**Exercise**. Give only the number of lines in these records that contain the word "this".

* START *

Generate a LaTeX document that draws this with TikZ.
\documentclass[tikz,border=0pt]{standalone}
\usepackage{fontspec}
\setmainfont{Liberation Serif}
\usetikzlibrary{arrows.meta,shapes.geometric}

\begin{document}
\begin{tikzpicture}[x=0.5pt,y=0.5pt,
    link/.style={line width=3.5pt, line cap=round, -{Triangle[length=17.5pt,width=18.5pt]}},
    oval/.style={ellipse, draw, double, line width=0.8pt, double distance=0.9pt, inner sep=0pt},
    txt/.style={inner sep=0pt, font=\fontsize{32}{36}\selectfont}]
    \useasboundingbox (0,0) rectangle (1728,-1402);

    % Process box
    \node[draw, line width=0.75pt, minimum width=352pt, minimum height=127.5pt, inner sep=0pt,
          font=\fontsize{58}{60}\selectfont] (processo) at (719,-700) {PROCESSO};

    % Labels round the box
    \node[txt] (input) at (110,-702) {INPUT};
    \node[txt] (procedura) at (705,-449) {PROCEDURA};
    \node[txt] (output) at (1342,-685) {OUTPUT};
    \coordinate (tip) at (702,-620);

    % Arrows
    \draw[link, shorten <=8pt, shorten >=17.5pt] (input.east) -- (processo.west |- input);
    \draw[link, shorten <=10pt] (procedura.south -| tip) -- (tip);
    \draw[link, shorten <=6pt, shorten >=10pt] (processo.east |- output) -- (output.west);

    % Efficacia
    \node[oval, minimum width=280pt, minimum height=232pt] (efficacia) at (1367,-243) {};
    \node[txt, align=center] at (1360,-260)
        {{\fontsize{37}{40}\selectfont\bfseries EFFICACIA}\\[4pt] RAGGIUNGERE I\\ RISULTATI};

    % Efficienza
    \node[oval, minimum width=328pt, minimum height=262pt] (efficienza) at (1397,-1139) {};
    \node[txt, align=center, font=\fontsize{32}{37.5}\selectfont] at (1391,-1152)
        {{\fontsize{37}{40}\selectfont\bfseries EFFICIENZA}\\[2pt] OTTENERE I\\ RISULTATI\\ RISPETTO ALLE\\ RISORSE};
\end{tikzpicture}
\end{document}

* END *
* START *

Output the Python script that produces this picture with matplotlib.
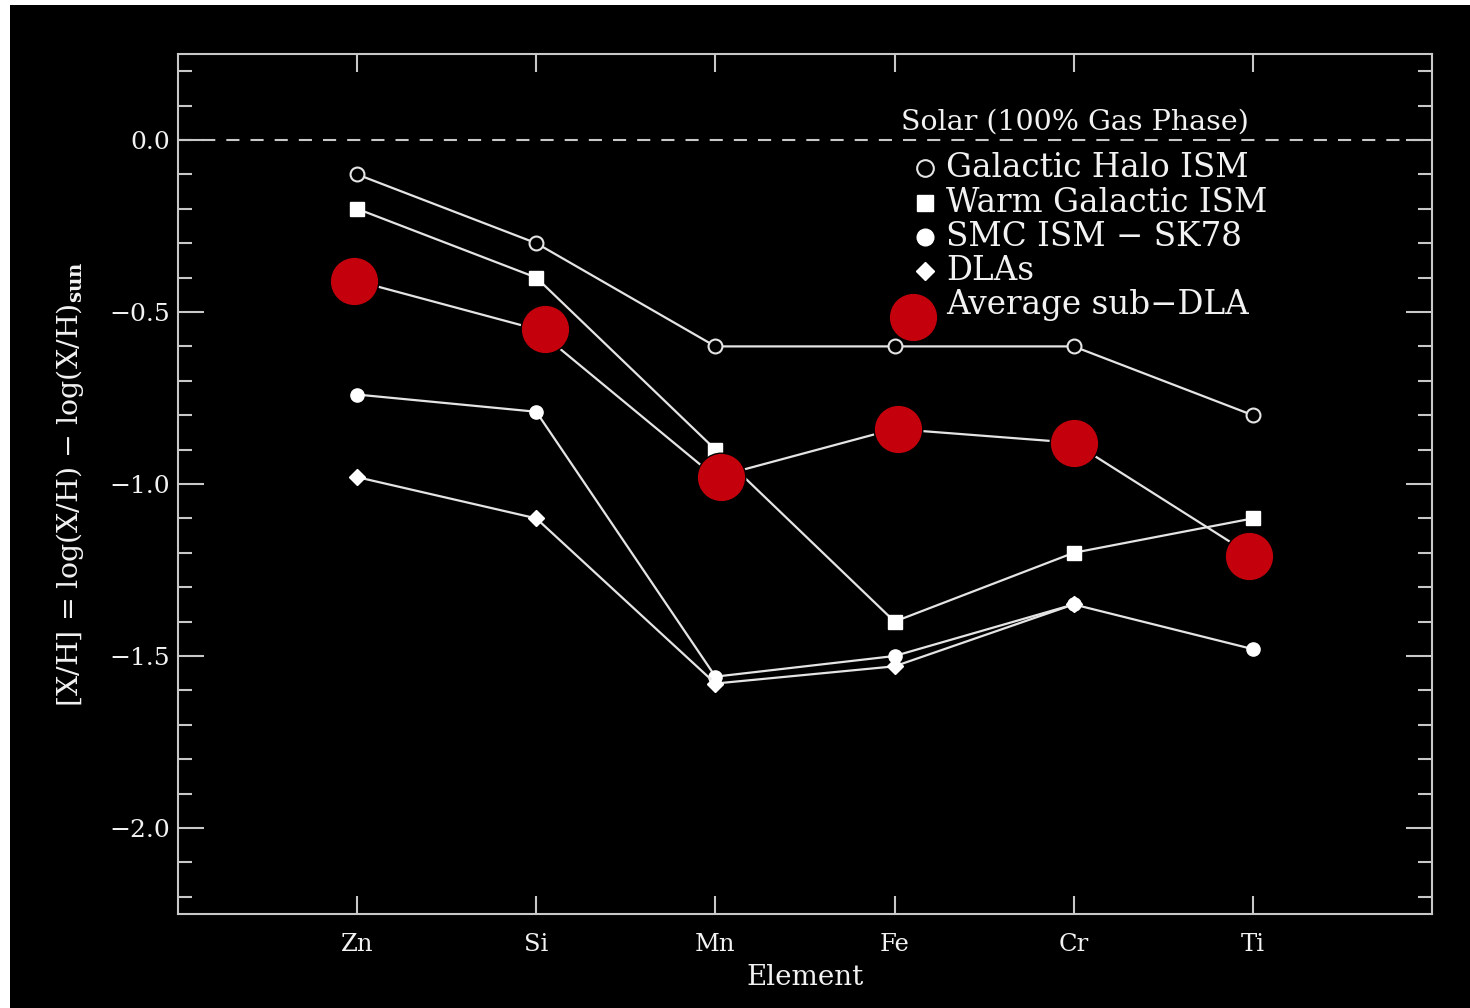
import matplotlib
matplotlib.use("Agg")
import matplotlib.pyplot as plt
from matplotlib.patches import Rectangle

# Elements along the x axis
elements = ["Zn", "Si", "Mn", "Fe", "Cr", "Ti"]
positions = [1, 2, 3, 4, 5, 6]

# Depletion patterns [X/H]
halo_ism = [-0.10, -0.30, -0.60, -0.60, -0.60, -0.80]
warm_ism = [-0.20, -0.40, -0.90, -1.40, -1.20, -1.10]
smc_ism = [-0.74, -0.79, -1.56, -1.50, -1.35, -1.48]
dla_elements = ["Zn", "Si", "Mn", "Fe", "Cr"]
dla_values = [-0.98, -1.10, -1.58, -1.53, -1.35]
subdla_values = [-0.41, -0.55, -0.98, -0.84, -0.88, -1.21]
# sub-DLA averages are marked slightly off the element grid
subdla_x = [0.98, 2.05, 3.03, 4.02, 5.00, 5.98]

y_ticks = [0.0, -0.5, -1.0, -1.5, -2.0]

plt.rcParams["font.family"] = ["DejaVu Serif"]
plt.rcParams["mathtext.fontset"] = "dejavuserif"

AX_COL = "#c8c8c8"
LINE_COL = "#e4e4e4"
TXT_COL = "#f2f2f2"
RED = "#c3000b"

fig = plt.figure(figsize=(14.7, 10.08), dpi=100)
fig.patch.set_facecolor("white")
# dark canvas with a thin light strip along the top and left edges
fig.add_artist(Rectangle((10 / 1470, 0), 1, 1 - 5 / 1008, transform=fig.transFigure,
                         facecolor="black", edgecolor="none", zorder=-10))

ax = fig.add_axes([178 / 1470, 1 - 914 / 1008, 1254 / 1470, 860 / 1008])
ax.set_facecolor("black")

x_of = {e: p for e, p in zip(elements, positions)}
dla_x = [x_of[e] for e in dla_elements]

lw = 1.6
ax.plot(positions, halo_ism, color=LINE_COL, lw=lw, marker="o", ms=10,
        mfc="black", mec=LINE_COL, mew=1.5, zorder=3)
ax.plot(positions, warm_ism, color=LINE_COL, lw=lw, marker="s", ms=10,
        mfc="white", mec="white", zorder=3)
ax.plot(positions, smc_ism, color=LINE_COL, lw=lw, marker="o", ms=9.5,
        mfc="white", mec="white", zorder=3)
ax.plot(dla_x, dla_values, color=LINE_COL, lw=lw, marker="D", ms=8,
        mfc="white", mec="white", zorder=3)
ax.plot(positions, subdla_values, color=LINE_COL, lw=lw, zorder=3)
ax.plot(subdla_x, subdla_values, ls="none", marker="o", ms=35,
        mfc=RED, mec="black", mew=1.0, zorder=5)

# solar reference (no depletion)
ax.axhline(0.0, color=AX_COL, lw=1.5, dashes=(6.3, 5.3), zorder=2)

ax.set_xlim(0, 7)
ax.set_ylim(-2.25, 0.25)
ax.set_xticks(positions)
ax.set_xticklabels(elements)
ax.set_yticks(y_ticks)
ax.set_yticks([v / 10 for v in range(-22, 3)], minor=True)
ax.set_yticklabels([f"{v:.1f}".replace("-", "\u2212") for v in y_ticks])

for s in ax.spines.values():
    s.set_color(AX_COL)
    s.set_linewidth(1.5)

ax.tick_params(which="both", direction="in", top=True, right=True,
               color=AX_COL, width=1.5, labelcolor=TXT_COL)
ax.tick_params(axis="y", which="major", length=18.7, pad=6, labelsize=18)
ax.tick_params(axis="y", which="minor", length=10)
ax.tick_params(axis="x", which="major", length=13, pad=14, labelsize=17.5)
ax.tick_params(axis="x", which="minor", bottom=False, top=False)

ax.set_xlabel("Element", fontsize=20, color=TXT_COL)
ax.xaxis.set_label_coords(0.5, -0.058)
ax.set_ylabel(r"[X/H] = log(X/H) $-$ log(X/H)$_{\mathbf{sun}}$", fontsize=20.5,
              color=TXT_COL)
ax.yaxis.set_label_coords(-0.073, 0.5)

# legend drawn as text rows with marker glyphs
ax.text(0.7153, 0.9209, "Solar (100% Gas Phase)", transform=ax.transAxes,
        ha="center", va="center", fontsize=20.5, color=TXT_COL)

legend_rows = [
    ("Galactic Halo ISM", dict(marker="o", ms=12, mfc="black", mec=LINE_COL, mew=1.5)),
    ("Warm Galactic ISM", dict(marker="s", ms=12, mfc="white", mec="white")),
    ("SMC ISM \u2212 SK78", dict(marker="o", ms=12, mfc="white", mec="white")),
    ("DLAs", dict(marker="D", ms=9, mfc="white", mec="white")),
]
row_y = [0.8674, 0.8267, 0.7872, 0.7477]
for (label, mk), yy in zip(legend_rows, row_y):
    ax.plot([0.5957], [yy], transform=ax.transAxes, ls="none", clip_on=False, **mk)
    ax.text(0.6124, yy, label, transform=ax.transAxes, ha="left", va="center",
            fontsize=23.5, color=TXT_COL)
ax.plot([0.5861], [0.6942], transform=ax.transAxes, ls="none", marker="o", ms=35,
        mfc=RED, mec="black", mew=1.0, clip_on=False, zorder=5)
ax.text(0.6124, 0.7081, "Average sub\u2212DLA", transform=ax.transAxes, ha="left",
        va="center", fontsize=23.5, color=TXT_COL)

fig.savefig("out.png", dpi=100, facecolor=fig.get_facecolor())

* END *

**The solution**. 2